Introduction
In the previous post, we learnt about lists. In this post, we will learn about dataframe
.
- create dataframe
- select columns
- select rows
- utitlity functions
Create dataframes
Use data.frame
to create dataframes. Below is the function syntax:
args(data.frame)
## function (..., row.names = NULL, check.rows = FALSE, check.names = TRUE,
## fix.empty.names = TRUE, stringsAsFactors = default.stringsAsFactors())
## NULL
Data frames are basically lists with elements of equal lenght and as such, they are heterogeneous. Let us create a dataframe:
name <- c('John', 'Jack', 'Jill')
age <- c(29, 25, 27)
graduate <- c(TRUE, TRUE, FALSE)
students <- data.frame(name, age, graduate)
students
## name age graduate
## 1 John 29 TRUE
## 2 Jack 25 TRUE
## 3 Jill 27 FALSE
Basic Information
class(students)
## [1] "data.frame"
names(students)
## [1] "name" "age" "graduate"
colnames(students)
## [1] "name" "age" "graduate"
str(students)
## 'data.frame': 3 obs. of 3 variables:
## $ name : chr "John" "Jack" "Jill"
## $ age : num 29 25 27
## $ graduate: logi TRUE TRUE FALSE
dim(students)
## [1] 3 3
nrow(students)
## [1] 3
ncol(students)
## [1] 3
Select Columns
[]
[[]]
$
# using [
students[1]
## name
## 1 John
## 2 Jack
## 3 Jill
# using [[
students[[1]]
## [1] "John" "Jack" "Jill"
# using $
students$name
## [1] "John" "Jack" "Jill"
Multiple Columns
students[, 1:3]
## name age graduate
## 1 John 29 TRUE
## 2 Jack 25 TRUE
## 3 Jill 27 FALSE
students[, c(1, 3)]
## name graduate
## 1 John TRUE
## 2 Jack TRUE
## 3 Jill FALSE
Select Rows
# single row
students[1, ]
## name age graduate
## 1 John 29 TRUE
# multiple row
students[c(1, 3), ]
## name age graduate
## 1 John 29 TRUE
## 3 Jill 27 FALSE
If you have observed carefully, the column names
has been coerced to type factor.
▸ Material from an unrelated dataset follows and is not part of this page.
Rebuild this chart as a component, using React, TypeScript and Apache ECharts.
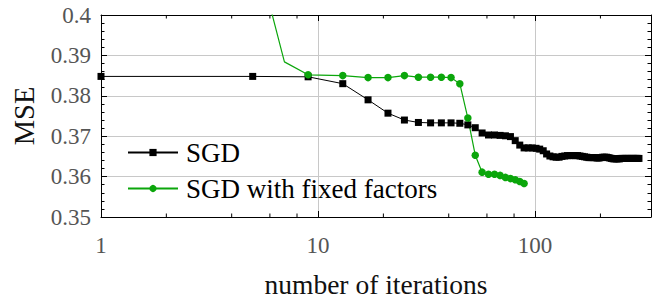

This happens because of a default argument in
data.frame
which is stringsAsFactors
which is set to TRUE
. If you do not want to treat it as factors
, set the argument to FALSE
.
students <- data.frame(name, age, graduate, stringsAsFactors = FALSE)
We will learn about wrangling dataframes in a different post.